Comedy Review: Mark Banks – Alive! Or Facetious Facility

October 29, 2022

 

By BRUCE DENNILL

 

Mark Banks: Alive! / Studio Theatre, Pieter Toerien’s Montecasino Theatre, Fourways, Johannesburg

 

The stage for Mark Banks’ one-man comedy show at the Studio Theatre is littered with coloured plastic balls, discarded wigs, hatstands and other colourful detritus. For anyone familiar with Banks’ performance style, that feels like a reasonable metaphor for his mind – packed with a bizarre array of facts, trivia and puns, all mashed up into a sort of surrealist soup that seems to give Banks only a little more sense of where he’s going next than the audience is privy to.

All of which makes Alive! an appropriately non-committal and pleasingly emotionally accurate title for a show in which Banks goes pretty much wherever he wants to in terms of topics.

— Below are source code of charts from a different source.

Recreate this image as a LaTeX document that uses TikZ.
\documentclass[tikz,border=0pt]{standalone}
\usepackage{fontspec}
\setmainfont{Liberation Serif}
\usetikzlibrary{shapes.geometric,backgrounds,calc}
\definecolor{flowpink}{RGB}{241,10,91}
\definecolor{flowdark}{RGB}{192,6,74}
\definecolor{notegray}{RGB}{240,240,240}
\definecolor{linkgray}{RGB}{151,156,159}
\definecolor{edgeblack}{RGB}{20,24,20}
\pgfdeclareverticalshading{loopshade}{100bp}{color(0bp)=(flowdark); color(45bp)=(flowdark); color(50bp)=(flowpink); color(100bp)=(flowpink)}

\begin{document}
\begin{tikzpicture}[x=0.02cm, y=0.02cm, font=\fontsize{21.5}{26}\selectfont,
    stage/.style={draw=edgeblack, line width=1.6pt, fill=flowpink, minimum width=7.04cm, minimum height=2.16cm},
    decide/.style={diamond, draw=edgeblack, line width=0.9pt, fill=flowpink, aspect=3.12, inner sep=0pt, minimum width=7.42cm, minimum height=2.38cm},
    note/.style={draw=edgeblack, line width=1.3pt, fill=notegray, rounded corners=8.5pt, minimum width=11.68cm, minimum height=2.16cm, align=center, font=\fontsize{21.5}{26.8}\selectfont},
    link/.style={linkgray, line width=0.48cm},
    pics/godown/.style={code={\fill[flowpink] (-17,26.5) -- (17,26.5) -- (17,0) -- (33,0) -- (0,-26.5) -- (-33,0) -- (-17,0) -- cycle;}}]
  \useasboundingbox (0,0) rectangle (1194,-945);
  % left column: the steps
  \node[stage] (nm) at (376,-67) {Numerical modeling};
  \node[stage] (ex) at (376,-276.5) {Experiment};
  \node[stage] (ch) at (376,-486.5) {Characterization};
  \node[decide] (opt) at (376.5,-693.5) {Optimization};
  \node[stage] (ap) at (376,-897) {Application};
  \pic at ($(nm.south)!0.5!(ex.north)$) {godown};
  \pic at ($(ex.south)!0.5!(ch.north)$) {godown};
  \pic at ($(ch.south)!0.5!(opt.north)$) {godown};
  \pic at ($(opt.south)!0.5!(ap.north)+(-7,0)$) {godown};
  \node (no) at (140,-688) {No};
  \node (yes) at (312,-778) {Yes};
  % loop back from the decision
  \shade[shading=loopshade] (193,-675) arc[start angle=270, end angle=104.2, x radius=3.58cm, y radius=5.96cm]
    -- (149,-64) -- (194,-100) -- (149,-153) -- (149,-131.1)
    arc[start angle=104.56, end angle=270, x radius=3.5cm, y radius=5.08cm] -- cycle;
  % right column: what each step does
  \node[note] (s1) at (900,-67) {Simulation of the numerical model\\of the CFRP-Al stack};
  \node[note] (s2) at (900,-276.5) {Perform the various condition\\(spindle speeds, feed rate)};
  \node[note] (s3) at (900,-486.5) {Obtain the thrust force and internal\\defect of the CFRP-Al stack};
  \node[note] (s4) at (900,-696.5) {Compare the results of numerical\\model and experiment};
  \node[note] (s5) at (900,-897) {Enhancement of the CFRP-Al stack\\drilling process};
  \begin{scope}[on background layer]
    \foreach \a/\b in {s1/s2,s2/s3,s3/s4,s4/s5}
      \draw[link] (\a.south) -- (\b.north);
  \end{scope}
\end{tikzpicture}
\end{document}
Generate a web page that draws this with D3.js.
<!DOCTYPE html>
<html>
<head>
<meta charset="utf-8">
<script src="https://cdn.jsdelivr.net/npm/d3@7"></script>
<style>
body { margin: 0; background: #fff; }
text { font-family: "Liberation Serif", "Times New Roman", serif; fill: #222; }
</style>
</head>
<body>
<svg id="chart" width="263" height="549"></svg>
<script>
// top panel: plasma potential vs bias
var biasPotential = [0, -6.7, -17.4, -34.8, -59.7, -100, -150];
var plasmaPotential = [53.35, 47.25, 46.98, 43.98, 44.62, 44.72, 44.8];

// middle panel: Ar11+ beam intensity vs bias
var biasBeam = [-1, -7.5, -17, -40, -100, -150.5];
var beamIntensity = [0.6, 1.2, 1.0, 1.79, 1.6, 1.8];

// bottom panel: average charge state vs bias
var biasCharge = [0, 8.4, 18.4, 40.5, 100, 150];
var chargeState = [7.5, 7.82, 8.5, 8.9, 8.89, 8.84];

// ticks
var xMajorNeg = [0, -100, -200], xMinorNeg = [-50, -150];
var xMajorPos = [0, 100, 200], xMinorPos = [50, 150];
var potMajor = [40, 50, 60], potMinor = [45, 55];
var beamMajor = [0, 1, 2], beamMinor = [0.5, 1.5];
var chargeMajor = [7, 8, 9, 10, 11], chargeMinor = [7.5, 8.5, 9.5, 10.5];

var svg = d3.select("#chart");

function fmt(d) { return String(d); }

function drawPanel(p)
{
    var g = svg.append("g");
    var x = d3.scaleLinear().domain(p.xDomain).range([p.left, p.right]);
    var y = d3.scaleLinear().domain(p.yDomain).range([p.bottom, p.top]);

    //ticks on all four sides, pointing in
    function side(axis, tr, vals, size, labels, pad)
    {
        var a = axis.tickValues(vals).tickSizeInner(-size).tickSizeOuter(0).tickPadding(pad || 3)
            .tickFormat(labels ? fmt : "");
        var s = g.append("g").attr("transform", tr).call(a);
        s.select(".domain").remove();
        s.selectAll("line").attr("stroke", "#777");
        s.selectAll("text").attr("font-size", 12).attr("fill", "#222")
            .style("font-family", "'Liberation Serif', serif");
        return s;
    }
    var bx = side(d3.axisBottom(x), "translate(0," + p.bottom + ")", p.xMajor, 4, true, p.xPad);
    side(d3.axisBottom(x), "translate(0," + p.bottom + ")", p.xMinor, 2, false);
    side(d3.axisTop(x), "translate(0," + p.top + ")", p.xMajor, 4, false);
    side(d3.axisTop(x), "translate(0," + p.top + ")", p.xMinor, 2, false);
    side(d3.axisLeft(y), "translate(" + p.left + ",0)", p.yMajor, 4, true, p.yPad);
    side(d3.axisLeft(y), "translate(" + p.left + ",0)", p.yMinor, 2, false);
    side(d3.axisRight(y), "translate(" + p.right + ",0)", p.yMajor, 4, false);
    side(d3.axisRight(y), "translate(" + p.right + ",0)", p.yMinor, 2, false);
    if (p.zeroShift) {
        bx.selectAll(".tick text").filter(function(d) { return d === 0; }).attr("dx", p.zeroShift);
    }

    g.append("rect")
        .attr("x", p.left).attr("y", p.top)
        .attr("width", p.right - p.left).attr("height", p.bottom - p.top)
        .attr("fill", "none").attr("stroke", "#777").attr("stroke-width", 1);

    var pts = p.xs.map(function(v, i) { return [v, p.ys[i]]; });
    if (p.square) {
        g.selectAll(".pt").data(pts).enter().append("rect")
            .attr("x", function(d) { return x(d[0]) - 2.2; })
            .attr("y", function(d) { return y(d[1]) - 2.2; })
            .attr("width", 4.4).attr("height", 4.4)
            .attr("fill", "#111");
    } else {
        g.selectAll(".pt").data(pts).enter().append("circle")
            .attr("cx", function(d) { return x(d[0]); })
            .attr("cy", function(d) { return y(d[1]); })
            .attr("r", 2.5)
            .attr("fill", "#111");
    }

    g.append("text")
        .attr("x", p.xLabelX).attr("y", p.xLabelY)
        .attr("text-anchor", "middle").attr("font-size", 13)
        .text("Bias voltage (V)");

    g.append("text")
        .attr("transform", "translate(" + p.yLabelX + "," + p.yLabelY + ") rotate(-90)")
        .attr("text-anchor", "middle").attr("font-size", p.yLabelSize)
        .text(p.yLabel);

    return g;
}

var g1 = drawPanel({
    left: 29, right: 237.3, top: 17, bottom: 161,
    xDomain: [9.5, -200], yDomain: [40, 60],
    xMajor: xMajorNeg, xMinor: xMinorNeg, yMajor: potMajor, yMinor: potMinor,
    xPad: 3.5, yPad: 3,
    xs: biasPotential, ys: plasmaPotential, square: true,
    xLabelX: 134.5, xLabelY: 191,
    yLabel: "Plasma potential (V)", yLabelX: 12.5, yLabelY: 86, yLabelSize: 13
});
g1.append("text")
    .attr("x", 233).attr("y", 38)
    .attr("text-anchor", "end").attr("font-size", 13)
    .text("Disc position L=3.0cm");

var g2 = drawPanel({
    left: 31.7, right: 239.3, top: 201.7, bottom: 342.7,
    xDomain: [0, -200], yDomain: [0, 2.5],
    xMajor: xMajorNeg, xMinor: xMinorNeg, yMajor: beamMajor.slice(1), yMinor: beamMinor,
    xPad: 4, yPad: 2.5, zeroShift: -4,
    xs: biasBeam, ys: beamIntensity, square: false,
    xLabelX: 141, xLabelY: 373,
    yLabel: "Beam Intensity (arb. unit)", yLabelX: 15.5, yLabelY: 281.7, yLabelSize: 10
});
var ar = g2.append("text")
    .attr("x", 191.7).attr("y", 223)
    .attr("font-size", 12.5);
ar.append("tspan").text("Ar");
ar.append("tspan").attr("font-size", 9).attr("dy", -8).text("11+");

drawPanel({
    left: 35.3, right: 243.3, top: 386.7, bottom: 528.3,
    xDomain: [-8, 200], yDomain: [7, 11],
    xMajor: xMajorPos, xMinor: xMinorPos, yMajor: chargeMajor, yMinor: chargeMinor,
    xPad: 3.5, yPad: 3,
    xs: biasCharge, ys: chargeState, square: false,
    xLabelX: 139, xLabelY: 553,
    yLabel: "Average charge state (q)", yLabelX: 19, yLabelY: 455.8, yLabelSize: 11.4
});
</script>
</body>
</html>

He begins the evening in a costume that will make those insiders who recognise the character chuckle and maintains a similar level of irreverence for the rest of the show’s running time.

There’s a modicum of structure – a particular prop gets used three or four times for a stream of linked gags – but around that spine, Banks meanders merrily, beginning by inserting a stage giggle as a tone setter before, as the audience gets fully on board, he occasionally laughs himself to tears between delivering lines as improvised threads unfurl and tie themselves in knots. This helps promote a mood of glorious silliness in which, among other things, it’s difficult to feel stress and easy to be cheerful, even when Banks’ satire is built around serious and even disagreeable subject matter (the current affairs stuff that informs most more predictable comedy shows).

The lack of a single major hook or focus means Alive! is not built to help you process what’s going on in the world (post-pandemic recovery, infrastructure collapse and all of that fun stuff). But sharp observations, intelligent wordplay (“The electricity was off, so I had to open my gate artisinally”), an affinity for no-warning mental gymnastics and an ever-present streak of empathy give Banks more than enough tools to reach his audience with whatever version of this show he puts together on any given night. Warmth and laughs.